**Instruction:** Take the lines of the data below from the very first through the line containing "ticks = [-1.0, -0.5, 0.0, 0.5, 1.0]" and output them exactly, pictures excluded.

**Raw data:**
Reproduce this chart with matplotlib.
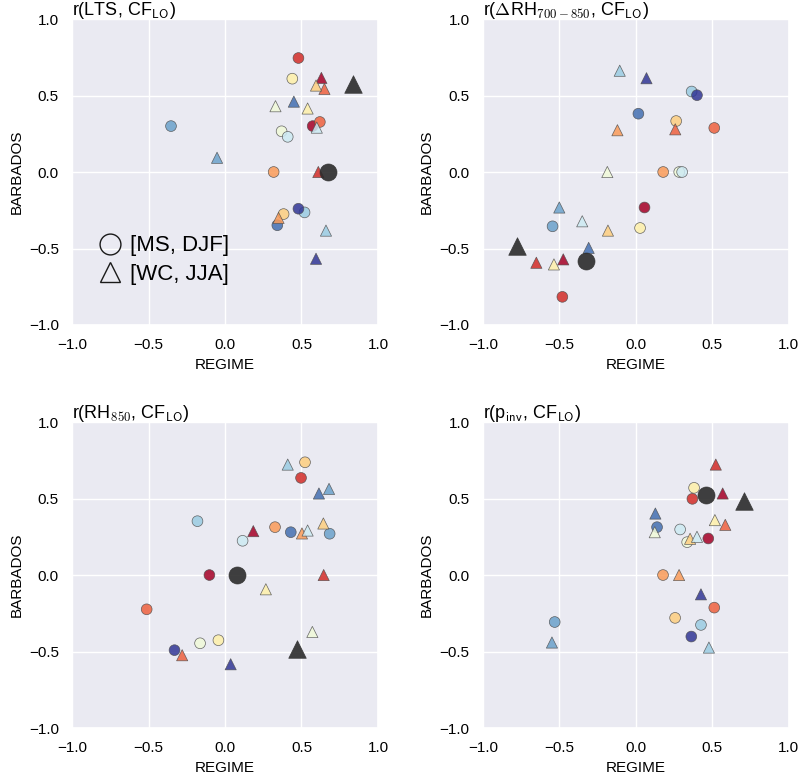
import matplotlib
matplotlib.use("Agg")
import matplotlib.pyplot as plt
from matplotlib.lines import Line2D
import numpy as np
import seaborn as sns

# one colour per model (12 models), circles = [MS, DJF], triangles = [WC, JJA]
lts_circ_x = [0.573, 0.48, 0.62, 0.318, 0.383, 0.44, 0.37, 0.41, 0.52, -0.353, 0.342, 0.48]
lts_circ_y = [0.30, 0.745, 0.327, 0.0, -0.275, 0.61, 0.266, 0.23, -0.264, 0.30, -0.348, -0.24]
lts_tri_x = [0.63, 0.61, 0.65, 0.35, 0.595, 0.54, 0.33, 0.60, 0.66, -0.052, 0.45, 0.595]
lts_tri_y = [0.615, 0.0, 0.543, -0.30, 0.565, 0.415, 0.43, 0.29, -0.383, 0.093, 0.46, -0.567]
lts_obs = [(0.675, 0.0), (0.835, 0.576)]

drh_circ_x = [0.057, -0.48, 0.513, 0.179, 0.264, 0.028, 0.284, 0.303, 0.365, -0.544, 0.017, 0.40]
drh_circ_y = [-0.232, -0.816, 0.288, 0.0, 0.333, -0.366, 0.0, 0.0, 0.526, -0.355, 0.381, 0.502]
drh_tri_x = [-0.474, -0.65, 0.258, -0.12, -0.182, -0.535, -0.186, -0.35, -0.105, -0.50, -0.308, 0.07]
drh_tri_y = [-0.571, -0.593, 0.279, 0.273, -0.383, -0.604, 0.0, -0.322, 0.662, -0.232, -0.496, 0.613]
drh_obs = [(-0.323, -0.582), (-0.775, -0.485)]

rh_circ_x = [-0.102, 0.497, -0.512, 0.327, 0.523, -0.043, -0.163, 0.115, -0.18, 0.684, 0.43, -0.33]
rh_circ_y = [0.0, 0.635, -0.224, 0.313, 0.737, -0.426, -0.446, 0.224, 0.352, 0.27, 0.28, -0.491]
rh_tri_x = [0.185, 0.645, -0.28, 0.503, 0.643, 0.267, 0.571, 0.54, 0.41, 0.68, 0.614, 0.037]
rh_tri_y = [0.287, 0.0, -0.524, 0.272, 0.337, -0.093, -0.372, 0.291, 0.722, 0.563, 0.533, -0.583]
rh_obs = [(0.08, 0.0), (0.473, -0.485)]

pinv_circ_x = [0.474, 0.37, 0.513, 0.178, 0.257, 0.381, 0.336, 0.29, 0.426, -0.53, 0.139, 0.363]
pinv_circ_y = [0.239, 0.498, -0.213, 0.0, -0.28, 0.57, 0.215, 0.298, -0.326, -0.307, 0.313, -0.402]
pinv_tri_x = [0.568, 0.523, 0.585, 0.283, 0.355, 0.517, 0.124, 0.40, 0.478, -0.548, 0.128, 0.426]
pinv_tri_y = [0.533, 0.722, 0.328, 0.0, 0.237, 0.359, 0.28, 0.25, -0.474, -0.441, 0.402, -0.126]
pinv_obs = [(0.457, 0.526), (0.705, 0.483)]

titles = [r"r(LTS, CF$_{\mathsf{LO}}$)",
          r"r($\Delta$RH$_{700-850}$, CF$_{\mathsf{LO}}$)",
          r"r(RH$_{850}$, CF$_{\mathsf{LO}}$)",
          r"r(p$_{\mathsf{inv}}$, CF$_{\mathsf{LO}}$)"]
ticks = [-1.0, -0.5, 0.0, 0.5, 1.0]

sns.set_theme(style="darkgrid", context="notebook")
plt.rcParams["font.family"] = ["Liberation Sans", "DejaVu Sans"]
plt.rcParams["mathtext.fontset"] = "cm"
for key in ["text.color", "axes.labelcolor", "xtick.color", "ytick.color"]:
    plt.rcParams[key] = "black"

colors = plt.cm.RdYlBu(np.linspace(0, 1, 12))

panels = [
    (lts_circ_x, lts_circ_y, lts_tri_x, lts_tri_y, lts_obs),
    (drh_circ_x, drh_circ_y, drh_tri_x, drh_tri_y, drh_obs),
    (rh_circ_x, rh_circ_y, rh_tri_x, rh_tri_y, rh_obs),
    (pinv_circ_x, pinv_circ_y, pinv_tri_x, pinv_tri_y, pinv_obs),
]

fig = plt.figure(figsize=(8.02, 7.82), dpi=100)
lefts = [0.0898, 0.602]
bottoms = [0.5844, 0.069]
w, h = 0.3815, 0.3913

for k, (cx, cy, tx, ty, obs) in enumerate(panels):
    ax = fig.add_axes([lefts[k % 2], bottoms[k // 2], w, h])
    ax.scatter(cx, cy, c=colors, marker="o", s=60, alpha=0.85,
               edgecolors="0.3", linewidths=0.5, zorder=3)
    ax.scatter(tx, ty, c=colors, marker="^", s=65, alpha=0.85,
               edgecolors="0.3", linewidths=0.5, zorder=3)
    ax.scatter([obs[0][0]], [obs[0][1]], c="#2b2b2b", marker="o", s=150,
               alpha=0.9, edgecolors="0.2", linewidths=0.5, zorder=4)
    ax.scatter([obs[1][0]], [obs[1][1]], c="#2b2b2b", marker="^", s=160,
               alpha=0.9, edgecolors="0.2", linewidths=0.5, zorder=4)
    ax.set_xlim(-1, 1)
    ax.set_ylim(-1, 1)
    ax.set_xticks(ticks)
    ax.set_yticks(ticks)
    ax.set_xlabel("REGIME", fontsize=11)
    ax.set_ylabel("BARBADOS", fontsize=11)
    ax.set_title(titles[k], loc="left", fontsize=13, pad=3)

    if k == 0:
        handles = [
            Line2D([], [], marker="o", ls="", mfc="none", mec="k", mew=1.0, ms=15),
            Line2D([], [], marker="^", ls="", mfc="none", mec="k", mew=1.0, ms=15),
        ]
        ax.legend(handles, ["[MS, DJF]", "[WC, JJA]"], loc="lower left",
                  bbox_to_anchor=(0.015, 0.065), frameon=False, fontsize=16,
                  handletextpad=0.3, labelspacing=0.35, handlelength=1.2)

fig.savefig("out.png", dpi=100)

**Answer:**
Reproduce this chart with matplotlib.
import matplotlib
matplotlib.use("Agg")
import matplotlib.pyplot as plt
from matplotlib.lines import Line2D
import numpy as np
import seaborn as sns

# one colour per model (12 models), circles = [MS, DJF], triangles = [WC, JJA]
lts_circ_x = [0.573, 0.48, 0.62, 0.318, 0.383, 0.44, 0.37, 0.41, 0.52, -0.353, 0.342, 0.48]
lts_circ_y = [0.30, 0.745, 0.327, 0.0, -0.275, 0.61, 0.266, 0.23, -0.264, 0.30, -0.348, -0.24]
lts_tri_x = [0.63, 0.61, 0.65, 0.35, 0.595, 0.54, 0.33, 0.60, 0.66, -0.052, 0.45, 0.595]
lts_tri_y = [0.615, 0.0, 0.543, -0.30, 0.565, 0.415, 0.43, 0.29, -0.383, 0.093, 0.46, -0.567]
lts_obs = [(0.675, 0.0), (0.835, 0.576)]

drh_circ_x = [0.057, -0.48, 0.513, 0.179, 0.264, 0.028, 0.284, 0.303, 0.365, -0.544, 0.017, 0.40]
drh_circ_y = [-0.232, -0.816, 0.288, 0.0, 0.333, -0.366, 0.0, 0.0, 0.526, -0.355, 0.381, 0.502]
drh_tri_x = [-0.474, -0.65, 0.258, -0.12, -0.182, -0.535, -0.186, -0.35, -0.105, -0.50, -0.308, 0.07]
drh_tri_y = [-0.571, -0.593, 0.279, 0.273, -0.383, -0.604, 0.0, -0.322, 0.662, -0.232, -0.496, 0.613]
drh_obs = [(-0.323, -0.582), (-0.775, -0.485)]

rh_circ_x = [-0.102, 0.497, -0.512, 0.327, 0.523, -0.043, -0.163, 0.115, -0.18, 0.684, 0.43, -0.33]
rh_circ_y = [0.0, 0.635, -0.224, 0.313, 0.737, -0.426, -0.446, 0.224, 0.352, 0.27, 0.28, -0.491]
rh_tri_x = [0.185, 0.645, -0.28, 0.503, 0.643, 0.267, 0.571, 0.54, 0.41, 0.68, 0.614, 0.037]
rh_tri_y = [0.287, 0.0, -0.524, 0.272, 0.337, -0.093, -0.372, 0.291, 0.722, 0.563, 0.533, -0.583]
rh_obs = [(0.08, 0.0), (0.473, -0.485)]

pinv_circ_x = [0.474, 0.37, 0.513, 0.178, 0.257, 0.381, 0.336, 0.29, 0.426, -0.53, 0.139, 0.363]
pinv_circ_y = [0.239, 0.498, -0.213, 0.0, -0.28, 0.57, 0.215, 0.298, -0.326, -0.307, 0.313, -0.402]
pinv_tri_x = [0.568, 0.523, 0.585, 0.283, 0.355, 0.517, 0.124, 0.40, 0.478, -0.548, 0.128, 0.426]
pinv_tri_y = [0.533, 0.722, 0.328, 0.0, 0.237, 0.359, 0.28, 0.25, -0.474, -0.441, 0.402, -0.126]
pinv_obs = [(0.457, 0.526), (0.705, 0.483)]

titles = [r"r(LTS, CF$_{\mathsf{LO}}$)",
          r"r($\Delta$RH$_{700-850}$, CF$_{\mathsf{LO}}$)",
          r"r(RH$_{850}$, CF$_{\mathsf{LO}}$)",
          r"r(p$_{\mathsf{inv}}$, CF$_{\mathsf{LO}}$)"]
ticks = [-1.0, -0.5, 0.0, 0.5, 1.0]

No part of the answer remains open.